Tonight begins Tu Bishvat, the ‘birthday of the trees.’ Tu Bishvat, in the days of our ancient ancestors, was when you celebrated a coming arboreal harvest. The trees that were being celebrated had ‘made it through’ the winter, several times in fact. They were counted because our ancestors were confident that soon they would start to bear fruit. With that fruit, of course, came the obligation to bring bikkurim, first fruit offerings, to the Temple in Jerusalem.
It doesn’t necessarily feel like a ‘tree holiday’ here in Canada. When we look outside, we don’t see flowering trees that have survived the harshest rains. We see ice. We see snow. Yet, these seasonal festivals are one of the things which make the Jewish people special and different. Our calendar isn’t set by the land that we live in. Rather, our calendar is set by the seasons of the land of Israel.

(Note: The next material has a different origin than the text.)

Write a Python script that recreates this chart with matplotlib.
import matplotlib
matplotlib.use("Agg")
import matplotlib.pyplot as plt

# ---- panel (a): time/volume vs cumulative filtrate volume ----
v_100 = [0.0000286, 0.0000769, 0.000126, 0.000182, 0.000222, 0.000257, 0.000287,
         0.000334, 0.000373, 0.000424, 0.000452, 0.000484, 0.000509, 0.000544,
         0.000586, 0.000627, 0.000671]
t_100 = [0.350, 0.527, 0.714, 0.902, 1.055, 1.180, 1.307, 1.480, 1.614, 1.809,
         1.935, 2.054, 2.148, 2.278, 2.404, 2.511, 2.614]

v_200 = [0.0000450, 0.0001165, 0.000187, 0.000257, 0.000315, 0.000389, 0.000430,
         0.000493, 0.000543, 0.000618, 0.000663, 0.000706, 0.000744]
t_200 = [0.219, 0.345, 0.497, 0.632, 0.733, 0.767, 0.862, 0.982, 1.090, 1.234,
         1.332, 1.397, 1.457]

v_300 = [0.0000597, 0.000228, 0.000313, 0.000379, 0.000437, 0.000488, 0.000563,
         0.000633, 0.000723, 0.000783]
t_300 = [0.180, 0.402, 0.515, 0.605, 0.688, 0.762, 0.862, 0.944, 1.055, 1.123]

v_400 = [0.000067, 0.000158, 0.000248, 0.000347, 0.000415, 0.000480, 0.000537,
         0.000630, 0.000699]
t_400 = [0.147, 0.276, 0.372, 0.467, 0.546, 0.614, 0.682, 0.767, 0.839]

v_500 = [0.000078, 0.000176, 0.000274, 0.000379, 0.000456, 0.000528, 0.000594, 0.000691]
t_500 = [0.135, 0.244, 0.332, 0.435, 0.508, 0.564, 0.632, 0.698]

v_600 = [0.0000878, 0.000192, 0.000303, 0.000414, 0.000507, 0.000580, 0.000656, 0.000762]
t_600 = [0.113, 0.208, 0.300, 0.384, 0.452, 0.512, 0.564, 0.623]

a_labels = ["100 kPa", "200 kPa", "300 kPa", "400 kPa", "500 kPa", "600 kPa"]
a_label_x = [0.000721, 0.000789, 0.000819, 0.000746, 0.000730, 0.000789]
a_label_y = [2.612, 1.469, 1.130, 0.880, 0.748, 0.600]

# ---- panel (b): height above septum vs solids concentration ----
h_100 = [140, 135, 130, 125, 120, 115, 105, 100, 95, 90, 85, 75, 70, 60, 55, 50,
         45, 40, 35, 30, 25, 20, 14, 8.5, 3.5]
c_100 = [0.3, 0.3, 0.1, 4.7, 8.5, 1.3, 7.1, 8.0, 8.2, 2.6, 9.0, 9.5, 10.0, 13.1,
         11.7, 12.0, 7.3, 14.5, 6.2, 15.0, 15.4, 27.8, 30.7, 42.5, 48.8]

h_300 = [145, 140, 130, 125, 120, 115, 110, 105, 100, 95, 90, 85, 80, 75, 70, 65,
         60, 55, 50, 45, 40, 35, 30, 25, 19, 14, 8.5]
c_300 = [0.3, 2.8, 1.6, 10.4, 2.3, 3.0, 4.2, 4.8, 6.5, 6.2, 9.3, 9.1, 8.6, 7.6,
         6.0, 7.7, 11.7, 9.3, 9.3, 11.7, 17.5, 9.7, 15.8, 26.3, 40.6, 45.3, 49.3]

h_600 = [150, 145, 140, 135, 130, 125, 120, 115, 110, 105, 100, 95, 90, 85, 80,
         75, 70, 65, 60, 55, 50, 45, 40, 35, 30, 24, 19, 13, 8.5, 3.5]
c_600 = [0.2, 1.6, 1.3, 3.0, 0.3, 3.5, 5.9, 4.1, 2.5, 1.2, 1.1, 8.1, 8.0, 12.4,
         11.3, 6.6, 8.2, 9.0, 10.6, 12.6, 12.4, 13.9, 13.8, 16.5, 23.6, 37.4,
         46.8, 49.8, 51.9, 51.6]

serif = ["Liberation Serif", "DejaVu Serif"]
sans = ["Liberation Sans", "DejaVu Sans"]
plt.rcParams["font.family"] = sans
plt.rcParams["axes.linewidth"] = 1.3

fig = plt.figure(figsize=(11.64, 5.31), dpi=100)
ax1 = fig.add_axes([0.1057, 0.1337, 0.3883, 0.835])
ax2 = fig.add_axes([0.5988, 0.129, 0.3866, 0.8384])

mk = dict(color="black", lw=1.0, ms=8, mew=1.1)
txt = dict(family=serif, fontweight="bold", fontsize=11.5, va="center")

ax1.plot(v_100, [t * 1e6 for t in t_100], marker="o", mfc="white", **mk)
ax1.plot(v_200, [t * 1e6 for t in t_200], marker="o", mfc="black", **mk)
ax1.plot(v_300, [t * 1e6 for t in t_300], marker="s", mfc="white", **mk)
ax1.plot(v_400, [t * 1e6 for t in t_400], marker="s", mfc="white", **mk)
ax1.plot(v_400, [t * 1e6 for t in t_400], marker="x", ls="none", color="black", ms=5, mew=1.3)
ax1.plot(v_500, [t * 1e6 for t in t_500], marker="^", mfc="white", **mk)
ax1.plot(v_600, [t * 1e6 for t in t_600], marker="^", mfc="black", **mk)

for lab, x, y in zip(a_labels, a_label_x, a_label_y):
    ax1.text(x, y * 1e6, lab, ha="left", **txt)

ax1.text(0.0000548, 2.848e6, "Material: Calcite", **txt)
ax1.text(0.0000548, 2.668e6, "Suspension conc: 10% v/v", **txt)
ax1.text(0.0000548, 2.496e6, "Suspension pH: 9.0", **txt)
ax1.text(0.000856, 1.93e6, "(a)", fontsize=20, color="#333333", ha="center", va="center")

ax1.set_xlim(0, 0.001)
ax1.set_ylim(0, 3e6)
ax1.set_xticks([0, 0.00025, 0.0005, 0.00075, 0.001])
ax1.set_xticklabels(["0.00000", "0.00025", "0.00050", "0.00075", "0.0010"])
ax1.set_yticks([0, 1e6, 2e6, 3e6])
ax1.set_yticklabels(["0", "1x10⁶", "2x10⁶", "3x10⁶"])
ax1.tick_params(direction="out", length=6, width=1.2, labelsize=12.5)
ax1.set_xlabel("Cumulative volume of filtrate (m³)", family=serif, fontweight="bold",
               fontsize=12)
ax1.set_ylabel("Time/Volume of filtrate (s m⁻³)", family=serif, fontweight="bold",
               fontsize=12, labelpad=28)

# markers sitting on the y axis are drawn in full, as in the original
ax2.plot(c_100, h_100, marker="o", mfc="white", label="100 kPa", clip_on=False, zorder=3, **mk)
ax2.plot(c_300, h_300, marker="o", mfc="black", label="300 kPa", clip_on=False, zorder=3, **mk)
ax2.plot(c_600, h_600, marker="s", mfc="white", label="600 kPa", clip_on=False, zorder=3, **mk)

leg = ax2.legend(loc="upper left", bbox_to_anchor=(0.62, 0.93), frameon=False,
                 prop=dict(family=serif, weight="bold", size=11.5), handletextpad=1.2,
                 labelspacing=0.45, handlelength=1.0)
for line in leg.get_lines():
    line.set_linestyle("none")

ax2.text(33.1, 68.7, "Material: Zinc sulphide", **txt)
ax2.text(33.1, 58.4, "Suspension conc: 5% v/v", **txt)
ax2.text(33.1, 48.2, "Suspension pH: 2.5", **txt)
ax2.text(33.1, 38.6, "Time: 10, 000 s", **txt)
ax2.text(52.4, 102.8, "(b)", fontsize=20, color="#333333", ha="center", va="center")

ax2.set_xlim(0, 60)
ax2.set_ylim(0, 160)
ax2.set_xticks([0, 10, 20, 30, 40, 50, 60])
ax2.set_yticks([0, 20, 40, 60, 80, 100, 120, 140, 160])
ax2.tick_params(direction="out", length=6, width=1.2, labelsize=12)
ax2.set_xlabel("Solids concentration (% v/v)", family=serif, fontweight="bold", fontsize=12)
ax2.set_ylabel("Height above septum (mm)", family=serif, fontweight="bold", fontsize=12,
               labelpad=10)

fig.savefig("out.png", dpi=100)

Master educator Avrahm Infeld has a story about this clash between the seasons and the Jewish calendar. He writes:
“As a child in South Africa, I remember asking my father to explain why we prayed for rain in the summer. It was December, and in synagogue the prayers included a request for rain, which no child in South Africa wants at that time of year! My father’s answer was very straightforward: “Our rain doesn’t fall in South Africa; it falls in Israel!
Try growing up normal with an answer like that! But being Jewish is not being normal. Being Jewish means living with the knowledge that irrespective of where you actually live, it is only in the land of Israel that the Jewish People are indigenous. With the lesson of the rain my father taught me about the deep connection between the Jewish People and the Land of Israel. As individuals, we can pray for rain in South Africa, or wherever else we may live, but the Jewish People’s collective rain falls in Israel.”
At this time in our people’s history, where one of the great accusations against us that is being leveled again and again is “You don’t belong in the land of Israel. You are settlers. You are a colonialist. You should go back to where you came from.” Tu Bishvat refutes this narrative. Our link to Israel is not something established in 1948, or in 1897, or at any other date in the last few centuries. Our link to the land of Israel is so core to our religious and national identity, that the ancient calendar Jews have used for millennia reflects its time and tides.
So, if this year you looked out the window and thought to yourself. “Tu Bisvhat? Trees? Now? Really?” Remind yourself of this special connection. Even this small festival validates the ancient love we have for our sacred land.
While we remain in the grasp of winter, the red anemone (the national flower of the state of Israel) is blossoming in the south, along the border of Gaza, promising that soon spring- and all its promise of redemption- will come.
With God’s help, so may it be for us as well.